Lecture Notes on Integration Techniques

Integral of Polynomial Functions

We are trying to find the integral of x \cdot \cos(x) dx.
Recognize that there is a product of two functions, x and \cos(x).
The problem suggests using u-substitution as the primary method for solving integrals.

U-Substitution

The method applies to integrals such as \int x \cos(x) dx or \int \sin(t^2) \cos(t^2) t dt.

Example 1: Integral of \sin(t) \cos(t)

Consider the integral \int \sin(t) \cos(t) dt.
Here you have a function and its derivative.
Let u = \sin(t). Then \frac{du}{dt} = \cos(t), so du = \cos(t) dt.
The integral becomes \int u du = \frac{1}{2}u^2 + c = \frac{1}{2} \sin^2(t) + c.
The integral of \sin(t) is -\cos(t) + c.

Example 2: Integral of \sin(t^2) \cos(t^2) t dt

Consider the integral \int \sin(t^2)\cos(t^2)t dt.
Let u = \sin(t^2).
Then \frac{du}{dt} = \cos(t^2) \cdot 2t, so \frac{1}{2} du = t \cos(t^2) dt.
The integral becomes \int \frac{1}{2} \sin(t^2) du = \frac{1}{2} \int u du = \frac{1}{2} \cdot \frac{u^2}{2} + c = \frac{1}{4}u^2 + c.
Substituting back, we get \frac{1}{4}\sin^2(t^2) + c.
In this example, we can use u-substitution because the derivative of \sin(t^2) is present in the integral.

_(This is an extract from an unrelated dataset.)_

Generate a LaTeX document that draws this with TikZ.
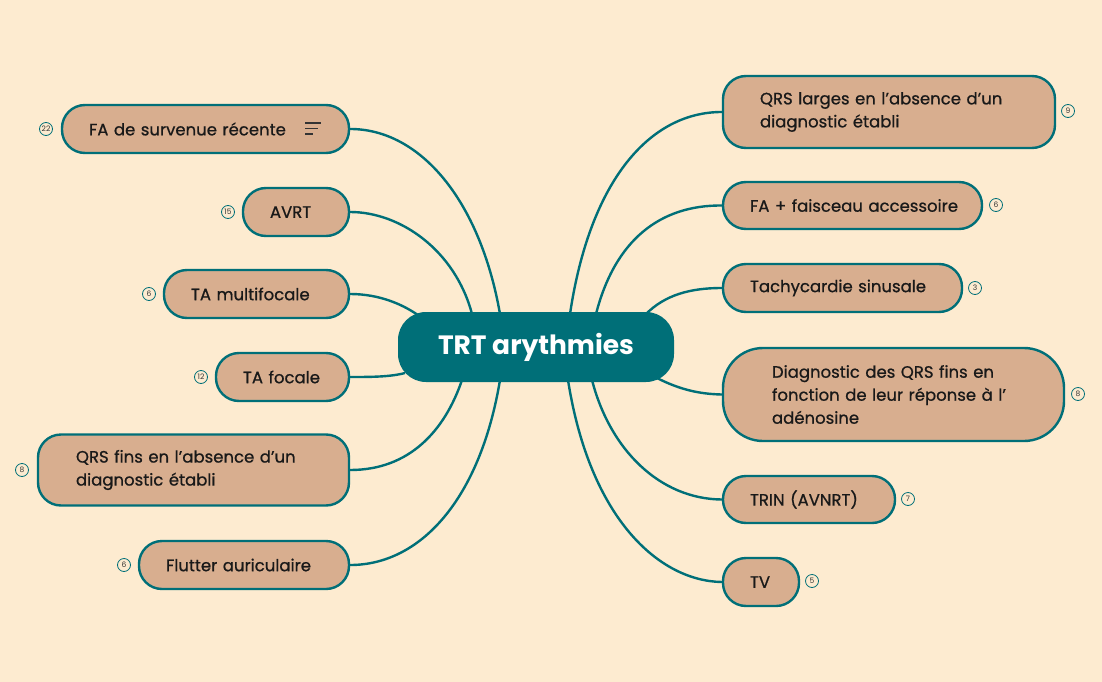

Derivatives of Composite Functions

The derivative of \sin(t^2) is \cos(t^2) \cdot 2t.
Using the power rule and chain rule, the derivative of \sin^2(t^2) is 2 \sin(t^2) \cdot \cos(t^2) \cdot 2t = 4t \sin(t^2) \cos(t^2).

Example 3: Integral of t \sin(t^2) \cos(t^2) dt

We need to solve \int t \sin(t^2) \cos(t^2) dt.
Let u = \sin(t^2). Then \frac{du}{dt} = \cos(t^2) \cdot 2t, so du = 2t \cos(t^2) dt.
Solve for dt to get \frac{du}{2t \cos(t^2)} = dt.
Substituting, we have \int t u \cos(t^2) \frac{du}{2t \cos(t^2)}.
Which simplifies to \int \frac{1}{2} u du = \frac{1}{2} \frac{u^2}{2} + c = \frac{1}{4} u^2 + c = \frac{1}{4} \sin^2(t^2) + c .

Practice Problems

The lecture mentions providing 10 practice problems.
Example problem: \int e^x \sqrt{1 + e^x} dx
Let u = 1 + e^x. Then du = e^x dx.
So the integral becomes \int \sqrt{u} du.
Another example: \int e^{x^2} x dx
Let u = x^2. So du = 2x dx.
This implies \frac{1}{2} du = x dx.
Replace x^2 with u in the exponential, then replace x dx with \frac{1}{2} du .
New integral: \int e^u \frac{1}{2} du.

Importance of U-Substitution from Previous Classes

U-substitution is a fundamental concept.
Advanced integration techniques may require multiple pages to solve, while u-substitution provides a more straightforward approach.
Understanding derivative rules is essential for mastering anti-derivatives.

Dealing with Derivatives and Anti-derivatives

Review derivative rules to better understand anti-derivatives.
The lecture states that you need to understand the derivative rules in order to apply anti derivative rules.

Formula Sheet

A formula sheet may not be provided for the exam.

Example 4: Integral of e^{\frac{1}{x}} \frac{1}{x^2} dx

Let u = \frac{1}{x}, so u = x^{-1}.
\frac{du}{dx} = -1 \cdot x^{-2} = -\frac{1}{x^2}.
du = -\frac{1}{x^2} dx\rightarrow -du = \frac{1}{x^2} dx .
Substitute back into the integral: \int e^u (-1) du = - \int e^u du = -e^u + c.
Substituting back for u: -e^{\frac{1}{x}} + c.
To verify, find the derivative of f(x) = -e^{\frac{1}{x}} + c.
f'(x) = -e^{\frac{1}{x}} \cdot (-\frac{1}{x^2}) + 0 = \frac{e^{\frac{1}{x}}}{x^2}, which confirms the anti-derivative.